◆ GIVEN EXERCISE
In the data that follows, count each line holding the string "matplotlib"; answer with the number only.

◆ STORED DATA
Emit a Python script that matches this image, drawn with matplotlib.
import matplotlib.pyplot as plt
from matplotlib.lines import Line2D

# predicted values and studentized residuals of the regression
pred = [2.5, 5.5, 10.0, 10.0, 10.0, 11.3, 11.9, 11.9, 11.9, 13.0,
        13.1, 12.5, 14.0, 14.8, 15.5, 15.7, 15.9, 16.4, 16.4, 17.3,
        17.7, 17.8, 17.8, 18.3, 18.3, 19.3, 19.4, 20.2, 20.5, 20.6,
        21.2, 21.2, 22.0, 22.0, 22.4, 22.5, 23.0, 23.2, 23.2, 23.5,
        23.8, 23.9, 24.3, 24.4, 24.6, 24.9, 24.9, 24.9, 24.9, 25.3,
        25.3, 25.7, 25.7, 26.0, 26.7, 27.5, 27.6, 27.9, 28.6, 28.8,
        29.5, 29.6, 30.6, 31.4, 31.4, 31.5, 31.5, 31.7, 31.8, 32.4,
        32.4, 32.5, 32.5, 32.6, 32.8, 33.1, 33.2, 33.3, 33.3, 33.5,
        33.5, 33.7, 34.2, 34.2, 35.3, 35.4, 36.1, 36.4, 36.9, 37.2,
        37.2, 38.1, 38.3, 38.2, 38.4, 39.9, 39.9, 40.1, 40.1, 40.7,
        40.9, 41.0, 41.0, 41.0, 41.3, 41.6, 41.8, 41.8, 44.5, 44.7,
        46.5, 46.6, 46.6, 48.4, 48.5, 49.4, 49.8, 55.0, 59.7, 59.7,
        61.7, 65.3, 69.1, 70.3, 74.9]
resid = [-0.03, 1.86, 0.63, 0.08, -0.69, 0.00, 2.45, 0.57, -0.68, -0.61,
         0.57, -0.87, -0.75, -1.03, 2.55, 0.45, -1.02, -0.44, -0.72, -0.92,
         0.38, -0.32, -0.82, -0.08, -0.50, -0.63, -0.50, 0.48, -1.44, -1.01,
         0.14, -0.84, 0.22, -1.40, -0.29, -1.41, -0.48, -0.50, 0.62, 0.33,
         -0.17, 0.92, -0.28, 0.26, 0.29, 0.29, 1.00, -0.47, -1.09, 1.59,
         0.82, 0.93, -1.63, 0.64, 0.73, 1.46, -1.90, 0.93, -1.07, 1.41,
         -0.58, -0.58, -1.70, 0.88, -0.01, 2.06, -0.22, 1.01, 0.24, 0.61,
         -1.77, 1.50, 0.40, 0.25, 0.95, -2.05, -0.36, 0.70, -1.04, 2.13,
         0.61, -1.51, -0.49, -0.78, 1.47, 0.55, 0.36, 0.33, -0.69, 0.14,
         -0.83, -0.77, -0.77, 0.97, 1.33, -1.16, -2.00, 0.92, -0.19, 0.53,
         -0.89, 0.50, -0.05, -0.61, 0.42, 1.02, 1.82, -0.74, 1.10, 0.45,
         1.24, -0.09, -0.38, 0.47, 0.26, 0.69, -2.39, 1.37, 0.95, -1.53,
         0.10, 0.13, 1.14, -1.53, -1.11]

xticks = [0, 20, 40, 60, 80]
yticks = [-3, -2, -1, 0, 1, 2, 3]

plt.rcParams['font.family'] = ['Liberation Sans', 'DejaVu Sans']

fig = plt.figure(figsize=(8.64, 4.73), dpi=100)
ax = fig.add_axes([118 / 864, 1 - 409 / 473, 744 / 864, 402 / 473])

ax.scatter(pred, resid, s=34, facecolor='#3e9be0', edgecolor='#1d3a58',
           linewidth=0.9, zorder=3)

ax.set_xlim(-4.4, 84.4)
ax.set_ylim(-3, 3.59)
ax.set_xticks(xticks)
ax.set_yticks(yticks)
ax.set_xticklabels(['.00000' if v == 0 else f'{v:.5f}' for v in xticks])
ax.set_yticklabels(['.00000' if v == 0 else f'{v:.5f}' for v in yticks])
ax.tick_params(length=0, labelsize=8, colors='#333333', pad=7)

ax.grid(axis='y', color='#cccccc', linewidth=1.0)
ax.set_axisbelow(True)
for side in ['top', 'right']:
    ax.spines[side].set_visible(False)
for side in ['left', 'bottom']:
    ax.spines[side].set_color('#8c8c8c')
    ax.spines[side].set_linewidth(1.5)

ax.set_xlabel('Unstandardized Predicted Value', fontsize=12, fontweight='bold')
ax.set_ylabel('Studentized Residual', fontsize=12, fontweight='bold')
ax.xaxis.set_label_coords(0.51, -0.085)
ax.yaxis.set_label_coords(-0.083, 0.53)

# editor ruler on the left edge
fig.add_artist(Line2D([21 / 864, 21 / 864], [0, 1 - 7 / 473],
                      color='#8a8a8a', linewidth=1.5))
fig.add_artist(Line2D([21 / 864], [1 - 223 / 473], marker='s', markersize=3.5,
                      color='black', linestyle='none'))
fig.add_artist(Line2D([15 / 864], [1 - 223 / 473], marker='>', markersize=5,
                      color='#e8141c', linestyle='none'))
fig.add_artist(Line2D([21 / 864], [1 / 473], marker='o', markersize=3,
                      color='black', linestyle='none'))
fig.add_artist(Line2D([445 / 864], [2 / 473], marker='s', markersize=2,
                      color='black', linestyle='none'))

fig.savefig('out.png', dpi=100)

◆ THE REPLY
3